Begin Data provided

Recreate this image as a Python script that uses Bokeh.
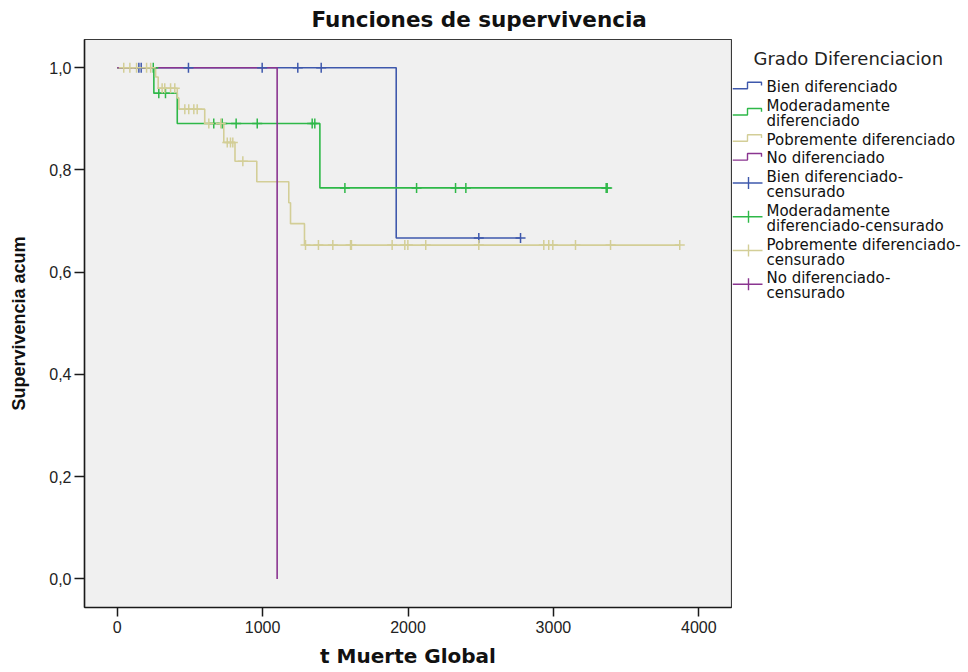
from bokeh.plotting import figure
from bokeh.models import Range1d, FixedTicker
from bokeh.layouts import row
from bokeh.embed import file_html
from bokeh.resources import INLINE
from bokeh.core.properties import value

# ---------------- DATA ----------------
group_names = ["Bien diferenciado", "Moderadamente diferenciado",
               "Pobremente diferenciado", "No diferenciado"]
group_colors = ["#3E58AC", "#2EB848", "#D3CE97", "#8A3590"]

bien_event_t = [1919]
bien_event_s = [0.667]
bien_cens_t = [149, 165, 490, 997, 1242, 1403, 2487, 2774]

mod_event_t = [252, 413, 1394]
mod_event_s = [0.950, 0.891, 0.765]
mod_cens_t = [248, 286, 332, 664, 722, 818, 963, 1341, 1359,
              1566, 2059, 2327, 2398, 3363, 3370]

pob_event_t = [264, 282, 413, 424, 602, 733, 810, 960, 1180, 1192, 1288]
pob_event_s = [0.982, 0.960, 0.941, 0.919, 0.891, 0.854, 0.817, 0.777,
               0.736, 0.695, 0.653]
pob_cens_t = [45, 87, 133, 202, 230, 309, 327, 367, 396, 465, 492, 527, 550,
              630, 712, 757, 779, 795, 864, 1295, 1384, 1483, 1605, 1611,
              1891, 1978, 1999, 2122, 2487, 2934, 2968, 2996, 3152, 3393, 3869]

no_event_t = [1100]
no_event_s = [0.0]
no_cens_t = []

x_ticks = [0, 1000, 2000, 3000, 4000]
y_ticks = [0.0, 0.2, 0.4, 0.6, 0.8, 1.0]
y_tick_labels = ["0,0", "0,2", "0,4", "0,6", "0,8", "1,0"]

chart_title = "Funciones de supervivencia"
x_label = "t Muerte Global"
y_label = "Supervivencia acum"
legend_title = "Grado Diferenciacion"
legend_labels = [
    ["Bien diferenciado"],
    ["Moderadamente", "diferenciado"],
    ["Pobremente diferenciado"],
    ["No diferenciado"],
    ["Bien diferenciado-", "censurado"],
    ["Moderadamente", "diferenciado-censurado"],
    ["Pobremente diferenciado-", "censurado"],
    ["No diferenciado-", "censurado"],
]
legend_kinds = ["step"] * 4 + ["cross"] * 4

series = [
    (bien_event_t, bien_event_s, bien_cens_t),
    (mod_event_t, mod_event_s, mod_cens_t),
    (pob_event_t, pob_event_s, pob_cens_t),
    (no_event_t, no_event_s, no_cens_t),
]


def step_xy(ev_t, ev_s, cens_t):
    xs, ys = [0.0], [1.0]
    s = 1.0
    for t, v in zip(ev_t, ev_s):
        xs += [t, t]
        ys += [s, v]
        s = v
    end = max(list(ev_t) + list(cens_t))
    if end > xs[-1]:
        xs.append(end)
        ys.append(s)
    return xs, ys


def surv_at(ev_t, ev_s, t):
    s = 1.0
    for et, v in zip(ev_t, ev_s):
        if et <= t:
            s = v
    return s


H = 670
FRAME_TOP = 39
FRAME_BOTTOM = 608

# ---------------- MAIN PLOT ----------------
p = figure(width=732, height=H,
           x_range=Range1d(-225, 4225), y_range=Range1d(-0.056, 1.0553),
           output_backend="svg", toolbar_location=None,
           min_border_left=84, min_border_right=1,
           min_border_top=FRAME_TOP, min_border_bottom=H - FRAME_BOTTOM)
p.background_fill_color = "#F0F0F0"
p.border_fill_color = "white"
p.outline_line_color = "#3a3a3a"
p.outline_line_width = 1.2
p.grid.visible = False

p.title.text = chart_title
p.title.text_font = "DejaVu Sans"
p.title.text_font_style = "bold"
p.title.text_font_size = "21.5px"
p.title.text_color = "#111111"
p.title.align = "left"
p.title.offset = 227
p.title.standoff = 12
p.title.vertical_align = "top"

p.xaxis.ticker = FixedTicker(ticks=x_ticks)
p.yaxis.ticker = FixedTicker(ticks=y_ticks)
p.yaxis.major_label_overrides = {v: l for v, l in zip(y_ticks, y_tick_labels)}

for ax in (p.xaxis[0], p.yaxis[0]):
    ax.axis_line_color = "#1a1a1a"
    ax.axis_line_width = 1.5
    ax.major_tick_line_color = "#1a1a1a"
    ax.major_tick_line_width = 1.5
    ax.major_tick_in = 0
    ax.minor_tick_line_color = None
    ax.major_label_text_font = "Liberation Sans"
    ax.major_label_text_font_size = "16px"
    ax.major_label_text_color = "#222222"
    ax.axis_label_text_font_style = "bold"
    ax.axis_label_text_color = "#111111"

p.xaxis.major_tick_out = 9
p.yaxis.major_tick_out = 10
p.xaxis.major_label_standoff = 4
p.yaxis.major_label_standoff = 3
p.xaxis.axis_label = x_label
p.xaxis.axis_label_text_font = "DejaVu Sans"
p.xaxis.axis_label_text_font_size = "20px"
p.xaxis.axis_label_standoff = 8
p.yaxis.axis_label = y_label
p.yaxis.axis_label_text_font = "Liberation Sans"
p.yaxis.axis_label_text_font_size = "18px"
p.yaxis.axis_label_standoff = 17

for (ev_t, ev_s, c_t), col in zip(series, group_colors):
    xs, ys = step_xy(ev_t, ev_s, c_t)
    p.line(xs, ys, line_color=col, line_width=1.6)

for (ev_t, ev_s, c_t), col in zip(series, group_colors):
    if len(c_t) == 0:
        continue
    cy = [surv_at(ev_t, ev_s, t) for t in c_t]
    p.scatter(c_t, cy, marker="cross", size=10, line_color=col, line_width=1.5)

# ---------------- LEGEND PANEL ----------------
# its frame is aligned with the main frame (rows align frames), so the
# y range is expressed in page pixels between the frame's top and bottom
LW = 968 - 732
lg = figure(width=LW, height=H,
            x_range=Range1d(732, 968), y_range=Range1d(FRAME_BOTTOM, FRAME_TOP),
            output_backend="svg", toolbar_location=None,
            min_border_left=0, min_border_right=0,
            min_border_top=FRAME_TOP, min_border_bottom=H - FRAME_BOTTOM,
            x_axis_location=None, y_axis_location=None)
lg.outline_line_color = None
lg.grid.visible = False
lg.background_fill_color = "white"
lg.border_fill_color = "white"

lg.text([753], [58], text=[legend_title], text_baseline="middle", text_align="left",
        text_font=value("DejaVu Sans"), text_font_size="18px", text_color="#222222")

line_h = 15.0
gap = 3.8
ytop = 79.2
gx0, gx1, gx2 = 732, 747, 761
text_x = 766
item_colors = group_colors + group_colors
tx, ty, tt = [], [], []
step_xs, step_ys, step_cols = [], [], []
cr_xs, cr_ys, cr_cols = [], [], []
for lines, kind, col in zip(legend_labels, legend_kinds, item_colors):
    n = len(lines)
    for i, s in enumerate(lines):
        tx.append(text_x)
        ty.append(ytop + line_h * (i + 0.5))
        tt.append(s)
    mid = ytop + line_h * n / 2.0 - 1.6
    if kind == "step":
        lo, hi = mid + 3.3, mid - 3.3
        step_xs.append([gx0, gx1, gx1, gx2, gx2])
        step_ys.append([lo, lo, hi, hi, mid])
        step_cols.append(col)
    else:
        cr_xs += [[gx0, gx2 + 1], [748, 748]]
        cr_ys += [[mid, mid], [mid - 6, mid + 6]]
        cr_cols += [col, col]
    ytop += line_h * n + gap

lg.multi_line(step_xs, step_ys, line_color=step_cols, line_width=1.4)
lg.multi_line(cr_xs, cr_ys, line_color=cr_cols, line_width=1.4)
lg.text(tx, ty, text=tt, text_baseline="middle", text_align="left",
        text_font=value("DejaVu Sans"), text_font_size="15px", text_color="#111111")

layout = row(p, lg)
open("out.html", "w").write(file_html(layout, INLINE))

End Data provided

• **Set task**: Copy out all the data without changing anything, and drop the pictures.

• **In response**:
Recreate this image as a Python script that uses Bokeh.
from bokeh.plotting import figure
from bokeh.models import Range1d, FixedTicker
from bokeh.layouts import row
from bokeh.embed import file_html
from bokeh.resources import INLINE
from bokeh.core.properties import value

# ---------------- DATA ----------------
group_names = ["Bien diferenciado", "Moderadamente diferenciado",
               "Pobremente diferenciado", "No diferenciado"]
group_colors = ["#3E58AC", "#2EB848", "#D3CE97", "#8A3590"]

bien_event_t = [1919]
bien_event_s = [0.667]
bien_cens_t = [149, 165, 490, 997, 1242, 1403, 2487, 2774]

mod_event_t = [252, 413, 1394]
mod_event_s = [0.950, 0.891, 0.765]
mod_cens_t = [248, 286, 332, 664, 722, 818, 963, 1341, 1359,
              1566, 2059, 2327, 2398, 3363, 3370]

pob_event_t = [264, 282, 413, 424, 602, 733, 810, 960, 1180, 1192, 1288]
pob_event_s = [0.982, 0.960, 0.941, 0.919, 0.891, 0.854, 0.817, 0.777,
               0.736, 0.695, 0.653]
pob_cens_t = [45, 87, 133, 202, 230, 309, 327, 367, 396, 465, 492, 527, 550,
              630, 712, 757, 779, 795, 864, 1295, 1384, 1483, 1605, 1611,
              1891, 1978, 1999, 2122, 2487, 2934, 2968, 2996, 3152, 3393, 3869]

no_event_t = [1100]
no_event_s = [0.0]
no_cens_t = []

x_ticks = [0, 1000, 2000, 3000, 4000]
y_ticks = [0.0, 0.2, 0.4, 0.6, 0.8, 1.0]
y_tick_labels = ["0,0", "0,2", "0,4", "0,6", "0,8", "1,0"]

chart_title = "Funciones de supervivencia"
x_label = "t Muerte Global"
y_label = "Supervivencia acum"
legend_title = "Grado Diferenciacion"
legend_labels = [
    ["Bien diferenciado"],
    ["Moderadamente", "diferenciado"],
    ["Pobremente diferenciado"],
    ["No diferenciado"],
    ["Bien diferenciado-", "censurado"],
    ["Moderadamente", "diferenciado-censurado"],
    ["Pobremente diferenciado-", "censurado"],
    ["No diferenciado-", "censurado"],
]
legend_kinds = ["step"] * 4 + ["cross"] * 4

series = [
    (bien_event_t, bien_event_s, bien_cens_t),
    (mod_event_t, mod_event_s, mod_cens_t),
    (pob_event_t, pob_event_s, pob_cens_t),
    (no_event_t, no_event_s, no_cens_t),
]


def step_xy(ev_t, ev_s, cens_t):
    xs, ys = [0.0], [1.0]
    s = 1.0
    for t, v in zip(ev_t, ev_s):
        xs += [t, t]
        ys += [s, v]
        s = v
    end = max(list(ev_t) + list(cens_t))
    if end > xs[-1]:
        xs.append(end)
        ys.append(s)
    return xs, ys


def surv_at(ev_t, ev_s, t):
    s = 1.0
    for et, v in zip(ev_t, ev_s):
        if et <= t:
            s = v
    return s


H = 670
FRAME_TOP = 39
FRAME_BOTTOM = 608

# ---------------- MAIN PLOT ----------------
p = figure(width=732, height=H,
           x_range=Range1d(-225, 4225), y_range=Range1d(-0.056, 1.0553),
           output_backend="svg", toolbar_location=None,
           min_border_left=84, min_border_right=1,
           min_border_top=FRAME_TOP, min_border_bottom=H - FRAME_BOTTOM)
p.background_fill_color = "#F0F0F0"
p.border_fill_color = "white"
p.outline_line_color = "#3a3a3a"
p.outline_line_width = 1.2
p.grid.visible = False

p.title.text = chart_title
p.title.text_font = "DejaVu Sans"
p.title.text_font_style = "bold"
p.title.text_font_size = "21.5px"
p.title.text_color = "#111111"
p.title.align = "left"
p.title.offset = 227
p.title.standoff = 12
p.title.vertical_align = "top"

p.xaxis.ticker = FixedTicker(ticks=x_ticks)
p.yaxis.ticker = FixedTicker(ticks=y_ticks)
p.yaxis.major_label_overrides = {v: l for v, l in zip(y_ticks, y_tick_labels)}

for ax in (p.xaxis[0], p.yaxis[0]):
    ax.axis_line_color = "#1a1a1a"
    ax.axis_line_width = 1.5
    ax.major_tick_line_color = "#1a1a1a"
    ax.major_tick_line_width = 1.5
    ax.major_tick_in = 0
    ax.minor_tick_line_color = None
    ax.major_label_text_font = "Liberation Sans"
    ax.major_label_text_font_size = "16px"
    ax.major_label_text_color = "#222222"
    ax.axis_label_text_font_style = "bold"
    ax.axis_label_text_color = "#111111"

p.xaxis.major_tick_out = 9
p.yaxis.major_tick_out = 10
p.xaxis.major_label_standoff = 4
p.yaxis.major_label_standoff = 3
p.xaxis.axis_label = x_label
p.xaxis.axis_label_text_font = "DejaVu Sans"
p.xaxis.axis_label_text_font_size = "20px"
p.xaxis.axis_label_standoff = 8
p.yaxis.axis_label = y_label
p.yaxis.axis_label_text_font = "Liberation Sans"
p.yaxis.axis_label_text_font_size = "18px"
p.yaxis.axis_label_standoff = 17

for (ev_t, ev_s, c_t), col in zip(series, group_colors):
    xs, ys = step_xy(ev_t, ev_s, c_t)
    p.line(xs, ys, line_color=col, line_width=1.6)

for (ev_t, ev_s, c_t), col in zip(series, group_colors):
    if len(c_t) == 0:
        continue
    cy = [surv_at(ev_t, ev_s, t) for t in c_t]
    p.scatter(c_t, cy, marker="cross", size=10, line_color=col, line_width=1.5)

# ---------------- LEGEND PANEL ----------------
# its frame is aligned with the main frame (rows align frames), so the
# y range is expressed in page pixels between the frame's top and bottom
LW = 968 - 732
lg = figure(width=LW, height=H,
            x_range=Range1d(732, 968), y_range=Range1d(FRAME_BOTTOM, FRAME_TOP),
            output_backend="svg", toolbar_location=None,
            min_border_left=0, min_border_right=0,
            min_border_top=FRAME_TOP, min_border_bottom=H - FRAME_BOTTOM,
            x_axis_location=None, y_axis_location=None)
lg.outline_line_color = None
lg.grid.visible = False
lg.background_fill_color = "white"
lg.border_fill_color = "white"

lg.text([753], [58], text=[legend_title], text_baseline="middle", text_align="left",
        text_font=value("DejaVu Sans"), text_font_size="18px", text_color="#222222")

line_h = 15.0
gap = 3.8
ytop = 79.2
gx0, gx1, gx2 = 732, 747, 761
text_x = 766
item_colors = group_colors + group_colors
tx, ty, tt = [], [], []
step_xs, step_ys, step_cols = [], [], []
cr_xs, cr_ys, cr_cols = [], [], []
for lines, kind, col in zip(legend_labels, legend_kinds, item_colors):
    n = len(lines)
    for i, s in enumerate(lines):
        tx.append(text_x)
        ty.append(ytop + line_h * (i + 0.5))
        tt.append(s)
    mid = ytop + line_h * n / 2.0 - 1.6
    if kind == "step":
        lo, hi = mid + 3.3, mid - 3.3
        step_xs.append([gx0, gx1, gx1, gx2, gx2])
        step_ys.append([lo, lo, hi, hi, mid])
        step_cols.append(col)
    else:
        cr_xs += [[gx0, gx2 + 1], [748, 748]]
        cr_ys += [[mid, mid], [mid - 6, mid + 6]]
        cr_cols += [col, col]
    ytop += line_h * n + gap

lg.multi_line(step_xs, step_ys, line_color=step_cols, line_width=1.4)
lg.multi_line(cr_xs, cr_ys, line_color=cr_cols, line_width=1.4)
lg.text(tx, ty, text=tt, text_baseline="middle", text_align="left",
        text_font=value("DejaVu Sans"), text_font_size="15px", text_color="#111111")

layout = row(p, lg)
open("out.html", "w").write(file_html(layout, INLINE))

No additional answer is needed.